Superintendent Jenny Barnett, Metropolitan Police Service
‘I would recommend the Direct Entry Superintendent programme to those who enjoy designing and engaging others in change.’
45-year-old Jenny joined the Direct Entry Superintendent programme in 2014, graduating as a superintendent with the Metropolitan Police Service in May 2016. Before becoming a police officer, she had forged a successful career in civil service and public sector management.
‘My HR experience from the public sector has been incredibly useful in my new role, as has my experience of managing multi-sited teams across a wide expanse.’
Jenny had reservations about joining the service, as policing is different to her previous roles, in that there is ‘a requirement to manage dynamic risk in the moment. But this is also what makes it to attractive.’
She discovered the main benefits of joining the police service have been ‘working with police officers who are inspired to bring about real change internally which will make a difference to the community, and working with members of the community and partners who are committed to improving the lives of residents.’
Describing working for the police exhilarating, inspiring and at times frustrating, Jenny has been made to feel extremely welcome among her fellow officers. A typical day for her as a superintendent usually starts with chairing a morning management meeting. This is her opportunity to assess resources, risks and opportunities for the day and make adjustments where needed. Jenny will then check the custody suite to get a good picture of what is being dealt with and where she may be called upon to assist. She will also make herself available to deal with any authorisations of various natures that are required.
Jenny will then attend scheduled meetings in her borough, at her local authority or in central London at MPS Headquarters. These meetings cover anything from local safeguarding to London-wide projects.
‘Officers pop in and out of my office, with various requests or updates throughout the day. Towards the end of the day, after all the meetings, I try to catch up on emails and plan for the following day.’

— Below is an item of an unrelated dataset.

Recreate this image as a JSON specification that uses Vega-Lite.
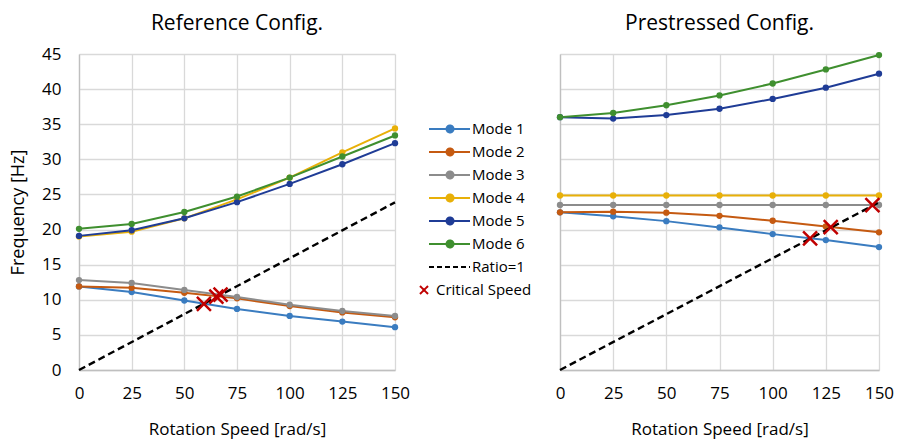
{
  "$schema": "https://vega.github.io/schema/vega-lite/v6.json",
  "background": "white",
  "padding": {"left": 9, "top": 13, "right": 5, "bottom": 2},
  "config": {
    "view": {"stroke": null},
    "font": "Open Sans",
    "axis": {"gridColor": "#d9d9d9", "gridWidth": 1.3, "domainColor": "#bfbfbf", "domainWidth": 1.3, "ticks": false, "labelFont": "Open Sans", "labelFontSize": 17, "labelColor": "#000", "titleFont": "Open Sans", "titleFontSize": 17, "titleFontWeight": "normal", "titleColor": "#000", "labelFlush": false, "labelOverlap": false},
    "title": {"font": "Open Sans", "fontSize": 21, "fontWeight": "normal", "color": "#000", "anchor": "middle"}
  },
  "datasets": {
    "d": [
      {"p": "ref", "s": "Mode 1", "x": 0, "y": 11.9}, {"p": "ref", "s": "Mode 1", "x": 25, "y": 11.1}, {"p": "ref", "s": "Mode 1", "x": 50, "y": 9.9}, {"p": "ref", "s": "Mode 1", "x": 75, "y": 8.7}, {"p": "ref", "s": "Mode 1", "x": 100, "y": 7.7}, {"p": "ref", "s": "Mode 1", "x": 125, "y": 6.9}, {"p": "ref", "s": "Mode 1", "x": 150, "y": 6.1},
      {"p": "ref", "s": "Mode 2", "x": 0, "y": 11.9}, {"p": "ref", "s": "Mode 2", "x": 25, "y": 11.7}, {"p": "ref", "s": "Mode 2", "x": 50, "y": 11.0}, {"p": "ref", "s": "Mode 2", "x": 75, "y": 10.2}, {"p": "ref", "s": "Mode 2", "x": 100, "y": 9.1}, {"p": "ref", "s": "Mode 2", "x": 125, "y": 8.2}, {"p": "ref", "s": "Mode 2", "x": 150, "y": 7.5},
      {"p": "ref", "s": "Mode 3", "x": 0, "y": 12.8}, {"p": "ref", "s": "Mode 3", "x": 25, "y": 12.4}, {"p": "ref", "s": "Mode 3", "x": 50, "y": 11.4}, {"p": "ref", "s": "Mode 3", "x": 75, "y": 10.4}, {"p": "ref", "s": "Mode 3", "x": 100, "y": 9.3}, {"p": "ref", "s": "Mode 3", "x": 125, "y": 8.4}, {"p": "ref", "s": "Mode 3", "x": 150, "y": 7.7},
      {"p": "ref", "s": "Mode 4", "x": 0, "y": 19.0}, {"p": "ref", "s": "Mode 4", "x": 25, "y": 19.7}, {"p": "ref", "s": "Mode 4", "x": 50, "y": 21.6}, {"p": "ref", "s": "Mode 4", "x": 75, "y": 24.3}, {"p": "ref", "s": "Mode 4", "x": 100, "y": 27.4}, {"p": "ref", "s": "Mode 4", "x": 125, "y": 31.0}, {"p": "ref", "s": "Mode 4", "x": 150, "y": 34.4},
      {"p": "ref", "s": "Mode 5", "x": 0, "y": 19.1}, {"p": "ref", "s": "Mode 5", "x": 25, "y": 19.9}, {"p": "ref", "s": "Mode 5", "x": 50, "y": 21.6}, {"p": "ref", "s": "Mode 5", "x": 75, "y": 23.9}, {"p": "ref", "s": "Mode 5", "x": 100, "y": 26.5}, {"p": "ref", "s": "Mode 5", "x": 125, "y": 29.3}, {"p": "ref", "s": "Mode 5", "x": 150, "y": 32.3},
      {"p": "ref", "s": "Mode 6", "x": 0, "y": 20.1}, {"p": "ref", "s": "Mode 6", "x": 25, "y": 20.8}, {"p": "ref", "s": "Mode 6", "x": 50, "y": 22.5}, {"p": "ref", "s": "Mode 6", "x": 75, "y": 24.7}, {"p": "ref", "s": "Mode 6", "x": 100, "y": 27.4}, {"p": "ref", "s": "Mode 6", "x": 125, "y": 30.4}, {"p": "ref", "s": "Mode 6", "x": 150, "y": 33.4},
      {"p": "pre", "s": "Mode 1", "x": 0, "y": 22.45}, {"p": "pre", "s": "Mode 1", "x": 25, "y": 21.9}, {"p": "pre", "s": "Mode 1", "x": 50, "y": 21.2}, {"p": "pre", "s": "Mode 1", "x": 75, "y": 20.3}, {"p": "pre", "s": "Mode 1", "x": 100, "y": 19.35}, {"p": "pre", "s": "Mode 1", "x": 125, "y": 18.5}, {"p": "pre", "s": "Mode 1", "x": 150, "y": 17.5},
      {"p": "pre", "s": "Mode 2", "x": 0, "y": 22.45}, {"p": "pre", "s": "Mode 2", "x": 25, "y": 22.55}, {"p": "pre", "s": "Mode 2", "x": 50, "y": 22.4}, {"p": "pre", "s": "Mode 2", "x": 75, "y": 21.95}, {"p": "pre", "s": "Mode 2", "x": 100, "y": 21.25}, {"p": "pre", "s": "Mode 2", "x": 125, "y": 20.45}, {"p": "pre", "s": "Mode 2", "x": 150, "y": 19.6},
      {"p": "pre", "s": "Mode 3", "x": 0, "y": 23.5}, {"p": "pre", "s": "Mode 3", "x": 25, "y": 23.5}, {"p": "pre", "s": "Mode 3", "x": 50, "y": 23.5}, {"p": "pre", "s": "Mode 3", "x": 75, "y": 23.5}, {"p": "pre", "s": "Mode 3", "x": 100, "y": 23.5}, {"p": "pre", "s": "Mode 3", "x": 125, "y": 23.5}, {"p": "pre", "s": "Mode 3", "x": 150, "y": 23.5},
      {"p": "pre", "s": "Mode 4", "x": 0, "y": 24.85}, {"p": "pre", "s": "Mode 4", "x": 25, "y": 24.85}, {"p": "pre", "s": "Mode 4", "x": 50, "y": 24.85}, {"p": "pre", "s": "Mode 4", "x": 75, "y": 24.85}, {"p": "pre", "s": "Mode 4", "x": 100, "y": 24.85}, {"p": "pre", "s": "Mode 4", "x": 125, "y": 24.85}, {"p": "pre", "s": "Mode 4", "x": 150, "y": 24.85},
      {"p": "pre", "s": "Mode 5", "x": 0, "y": 36.0}, {"p": "pre", "s": "Mode 5", "x": 25, "y": 35.8}, {"p": "pre", "s": "Mode 5", "x": 50, "y": 36.3}, {"p": "pre", "s": "Mode 5", "x": 75, "y": 37.2}, {"p": "pre", "s": "Mode 5", "x": 100, "y": 38.6}, {"p": "pre", "s": "Mode 5", "x": 125, "y": 40.2}, {"p": "pre", "s": "Mode 5", "x": 150, "y": 42.2},
      {"p": "pre", "s": "Mode 6", "x": 0, "y": 36.0}, {"p": "pre", "s": "Mode 6", "x": 25, "y": 36.6}, {"p": "pre", "s": "Mode 6", "x": 50, "y": 37.7}, {"p": "pre", "s": "Mode 6", "x": 75, "y": 39.1}, {"p": "pre", "s": "Mode 6", "x": 100, "y": 40.8}, {"p": "pre", "s": "Mode 6", "x": 125, "y": 42.8}, {"p": "pre", "s": "Mode 6", "x": 150, "y": 44.85}
    ],
    "ratio": [
      {"p": "ref", "s": "Ratio=1", "x": 0, "y": 0}, {"p": "ref", "s": "Ratio=1", "x": 150, "y": 23.87},
      {"p": "pre", "s": "Ratio=1", "x": 0, "y": 0}, {"p": "pre", "s": "Ratio=1", "x": 150, "y": 23.87}
    ],
    "crit": [
      {"p": "ref", "s": "Critical Speed", "x": 59.3, "y": 9.4}, {"p": "ref", "s": "Critical Speed", "x": 65.2, "y": 10.45}, {"p": "ref", "s": "Critical Speed", "x": 67.2, "y": 10.75},
      {"p": "pre", "s": "Critical Speed", "x": 117.6, "y": 18.73}, {"p": "pre", "s": "Critical Speed", "x": 127.3, "y": 20.36}, {"p": "pre", "s": "Critical Speed", "x": 146.9, "y": 23.48}
    ]
  },
  "resolve": {"scale": {"color": "independent"}},
  "spacing": 165,
  "bounds": "flush",
  "hconcat": [
    {
      "title": {"text": "Reference Config.", "offset": 11},
      "width": 316,
      "height": 316,
      "encoding": {
        "x": {"field": "x", "type": "quantitative", "scale": {"domain": [0, 150], "nice": false}, "axis": {"values": [0, 25, 50, 75, 100, 125, 150], "title": "Rotation Speed [rad/s]", "labelPadding": 15, "titlePadding": 20}},
        "y": {"field": "y", "type": "quantitative", "scale": {"domain": [0, 45], "nice": false}, "axis": {"values": [0, 5, 10, 15, 20, 25, 30, 35, 40, 45], "title": "Frequency [Hz]", "titleFontSize": 18, "labelPadding": 18, "titlePadding": 14}},
        "color": {
          "field": "s", "type": "nominal",
          "scale": {"domain": ["Mode 1", "Mode 2", "Mode 3", "Mode 4", "Mode 5", "Mode 6", "Ratio=1", "Critical Speed"], "range": ["#3a7cc0", "#c55a11", "#8c8c8c", "#e8b008", "#1f3c96", "#3f8f2f", "#000000", "#c00000"]},
          "legend": {
            "orient": "none", "legendX": 360, "legendY": 64, "title": null,
            "symbolSize": 400, "symbolStrokeWidth": 2, "labelOffset": 11, "rowPadding": 4,
            "labelFont": "Open Sans", "labelFontSize": 15, "labelColor": "#000",
            "encode": {
              "symbols": {"update": {
                "shape": {"signal": "datum.value === 'Critical Speed' ? 'M-3,-0.4L-2.2,0.4M-3,0.4L-2.2,-0.4' : datum.value === 'Ratio=1' ? 'M-2.1,0L2,0' : 'M-2.1,0L2,0M-0.35,0A0.35,0.35,0,1,1,0.35,0A0.35,0.35,0,1,1,-0.35,0'"},
                "stroke": {"signal": "({'Mode 1':'#3a7cc0','Mode 2':'#c55a11','Mode 3':'#8c8c8c','Mode 4':'#e8b008','Mode 5':'#1f3c96','Mode 6':'#3f8f2f','Ratio=1':'#000000','Critical Speed':'#c00000'})[datum.value]"},
                "fill": {"signal": "datum.value === 'Critical Speed' || datum.value === 'Ratio=1' ? 'transparent' : ({'Mode 1':'#3a7cc0','Mode 2':'#c55a11','Mode 3':'#8c8c8c','Mode 4':'#e8b008','Mode 5':'#1f3c96','Mode 6':'#3f8f2f'})[datum.value]"},
                "strokeDash": {"signal": "datum.value === 'Ratio=1' ? [5, 3] : [1, 0]"},
                "strokeWidth": {"value": 2},
                "opacity": {"value": 1}
              }},
              "labels": {"update": {"dx": {"signal": "datum.value === 'Critical Speed' ? -36 : 0"}}}
            }
          }
        }
      },
      "layer": [
        {
          "data": {"name": "d"},
          "transform": [{"filter": "datum.p === 'ref'"}],
          "mark": {"type": "line", "strokeWidth": 2, "point": {"filled": true, "size": 40}}
        },
        {
          "data": {"name": "ratio"},
          "transform": [{"filter": "datum.p === 'ref'"}],
          "mark": {"type": "line", "strokeWidth": 2.4, "strokeDash": [7, 4]}
        },
        {
          "data": {"name": "crit"},
          "transform": [{"filter": "datum.p === 'ref'"}],
          "mark": {"type": "point", "shape": "M-1,-1L1,1M-1,1L1,-1", "filled": false, "size": 196, "strokeWidth": 2.5, "opacity": 1}
        }
      ]
    },
    {
      "title": {"text": "Prestressed Config.", "offset": 17},
      "width": 319,
      "height": 316,
      "encoding": {
        "x": {"field": "x", "type": "quantitative", "scale": {"domain": [0, 150], "nice": false}, "axis": {"values": [0, 25, 50, 75, 100, 125, 150], "title": "Rotation Speed [rad/s]", "labelPadding": 15, "titlePadding": 20}},
        "y": {"field": "y", "type": "quantitative", "scale": {"domain": [0, 45], "nice": false}, "axis": {"values": [0, 5, 10, 15, 20, 25, 30, 35, 40, 45], "title": null, "labels": false}},
        "color": {
          "field": "s", "type": "nominal",
          "scale": {"domain": ["Mode 1", "Mode 2", "Mode 3", "Mode 4", "Mode 5", "Mode 6", "Ratio=1", "Critical Speed"], "range": ["#3a7cc0", "#c55a11", "#8c8c8c", "#e8b008", "#1f3c96", "#3f8f2f", "#000000", "#c00000"]},
          "legend": null
        }
      },
      "layer": [
        {
          "data": {"name": "d"},
          "transform": [{"filter": "datum.p === 'pre'"}],
          "mark": {"type": "line", "strokeWidth": 2, "point": {"filled": true, "size": 40}}
        },
        {
          "data": {"name": "ratio"},
          "transform": [{"filter": "datum.p === 'pre'"}],
          "mark": {"type": "line", "strokeWidth": 2.4, "strokeDash": [7, 4]}
        },
        {
          "data": {"name": "crit"},
          "transform": [{"filter": "datum.p === 'pre'"}],
          "mark": {"type": "point", "shape": "M-1,-1L1,1M-1,1L1,-1", "filled": false, "size": 196, "strokeWidth": 2.5, "opacity": 1}
        }
      ]
    }
  ]
}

Jenny has found the most challenging aspect of her role as a superintendent is ‘challenging the status quo when everyone around you has grown up with it.’ However her tenacity, patience and humility ensure she continues to strive for progression and change within the police service.
A keen runner and a mother of three small children, Jenny found the requirement to be away from home for extensive periods of time difficult but manageable with childcare and her supportive husband.
‘The shift work is for a specific period of time and it’s critical in building relationships and understanding of the role. Shifts are known a long way ahead of time, which makes it more manageable. I am able to largely manage my diary on a day-to-day basis to fit with home life.’
Jenny has found her new career to be extremely rewarding, and would encourage anyone thinking of applying to join the Direct Entry Superintendent programme to spend some time going out with police teams and with a superintendent in the force for which you are applying.
Superintendent Rob Applegarth, Metropolitan Police Service
‘If you're motivated by public service and willing to put your colleagues and the requirements of the job above your own personal interests, then don't hesitate to apply.’
40-year old Rob was looking for a role motivated by public service when he decided to apply for the Direct Entry Superintendent programme. Joining the police service offered him the opportunity to ‘make a real difference and be involved in addressing challenging social issues.’
After graduating from university, Rob joined the Army as an officer, where after a 10 year career he moved to the private sector, working in fund management in the City before joining the police. One of the best things about working for the police is that there is no typical day. ‘The complexities of the role, the range of policing responsibilities, and variety of roles means that no two days are alike. I'm privileged to work with a supportive, committed group of people. I’ve had a real insight into the challenges facing our society and am well placed to be part of the solution to these challenges.’
In his role as a superintendent for the Metropolitan Police Service, Rob knows that the ability to make ‘effective risk aware decisions often in the face of competing demands and imperfect information is key’. ‘The role requires rapid assimilation of complex information and an ability to prioritise resources to support this decision making process. Superintendent roles are varied, but the ability to form effective partnerships and communicate with a wide range of people in different settings is vital.’ ‘For me, identifying what information is material and rapidly identifying this from within immaterial information has been vital.
For Rob, the most challenging aspect about his new job is being in the first cohort of Direct Entry superintendents. ‘This has meant that there has been a significant amount of interest in how we would perform and having the challenge of learning a new role at the same time as demonstrating the value of the programme has meant for a busy, challenging, but ultimately satisfying experience.’ He had reservations about how he would be received by his fellow police officers; ‘This has been entirely alleviated by the supportive welcome I have received. Even where people had concerns around the programme that has not impacted on the level of personal support I have received.’
He found shift work, the training and assessment did have an impact on his family life, ‘However any meaningful role will require a balance to be found; the police service is very much focused on work life balance and I have also always been supported in achieving this.’ Describing working for the service as challenging, inspiring, and a privilege, Rob says ‘The variety, challenge and people mean I wouldn't hesitate to recommend the role to others.’